ND football has always meant more than just football to me. It is a symbol of a people and a way of life. That probably comes from my father and a story he never ceased telling. My grandparents were Italian immigrants who came to this country in 1917. Their small neighborhood was comprised of the first Catholics and Italians to move into their town outside of Philadelphia. They were met with intense resistance from the natives. My father and his brothers would often wind up in fights at school and my father's earliest memories were of a cross being burned on the front lawn of his house, of his mother having the children kneeling saying the rosary as it happened while his father sat by the door with his shotgun. This was 1934. My father and his brothers would often ask each other, why do these people hate us so much. They were anxious to prove that they could be as good an American as anyone else.

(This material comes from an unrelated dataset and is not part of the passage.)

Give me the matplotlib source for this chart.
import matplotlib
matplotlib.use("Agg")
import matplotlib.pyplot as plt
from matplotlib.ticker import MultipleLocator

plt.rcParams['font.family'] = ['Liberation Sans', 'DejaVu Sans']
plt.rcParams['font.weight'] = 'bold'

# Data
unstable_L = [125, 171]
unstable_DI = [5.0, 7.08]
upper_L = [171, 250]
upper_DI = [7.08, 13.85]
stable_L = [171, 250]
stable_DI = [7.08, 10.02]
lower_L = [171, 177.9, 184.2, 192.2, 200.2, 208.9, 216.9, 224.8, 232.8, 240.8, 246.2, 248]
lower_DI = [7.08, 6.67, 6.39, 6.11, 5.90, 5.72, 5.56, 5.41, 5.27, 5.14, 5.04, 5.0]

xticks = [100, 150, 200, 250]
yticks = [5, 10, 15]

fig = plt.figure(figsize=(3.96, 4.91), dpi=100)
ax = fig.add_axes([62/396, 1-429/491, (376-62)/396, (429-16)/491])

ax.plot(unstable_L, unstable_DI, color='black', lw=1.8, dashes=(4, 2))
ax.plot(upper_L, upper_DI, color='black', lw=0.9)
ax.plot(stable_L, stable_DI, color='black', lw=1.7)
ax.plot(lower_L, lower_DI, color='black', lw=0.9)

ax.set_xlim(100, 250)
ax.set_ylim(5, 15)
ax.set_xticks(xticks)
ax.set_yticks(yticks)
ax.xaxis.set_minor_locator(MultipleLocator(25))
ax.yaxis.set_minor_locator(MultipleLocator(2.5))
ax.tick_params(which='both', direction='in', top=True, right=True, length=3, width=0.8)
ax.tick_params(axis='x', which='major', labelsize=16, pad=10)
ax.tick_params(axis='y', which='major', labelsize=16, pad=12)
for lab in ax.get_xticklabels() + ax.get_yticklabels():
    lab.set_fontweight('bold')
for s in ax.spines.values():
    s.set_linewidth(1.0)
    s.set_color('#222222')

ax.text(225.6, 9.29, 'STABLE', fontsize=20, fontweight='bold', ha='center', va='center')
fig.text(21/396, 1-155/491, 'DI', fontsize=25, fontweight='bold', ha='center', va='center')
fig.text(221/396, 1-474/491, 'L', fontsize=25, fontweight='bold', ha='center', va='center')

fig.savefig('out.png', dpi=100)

At around this same time, my father's brother told him "There is this little school in Indiana that plays football -- and its a Catholic school -- and they beat everybody all the time." He saw in Notre Dame, an underdog that validated his experience as an American and showed that his people could stand on equal footing in something in this country. Until his dying day my father, a working class man who just finished high school, followed ND football religiously and felt an incredible closeness to the school and especially to the football team -- what is stood for, the way it did things, and its ultimate success on its own terms. The proudest day of his life was when I went off to Notre Dame. I can never separate Notre Dame football from thougths of my father and the literally millions of people like him and how Notre Dame football was and is a cultural symbol of their values, their strength and their hopes for success combined with loyalty to their faith and their families. These are the people who and Notre Dame football is the institution that made the University's success possible. Pillars, indeed.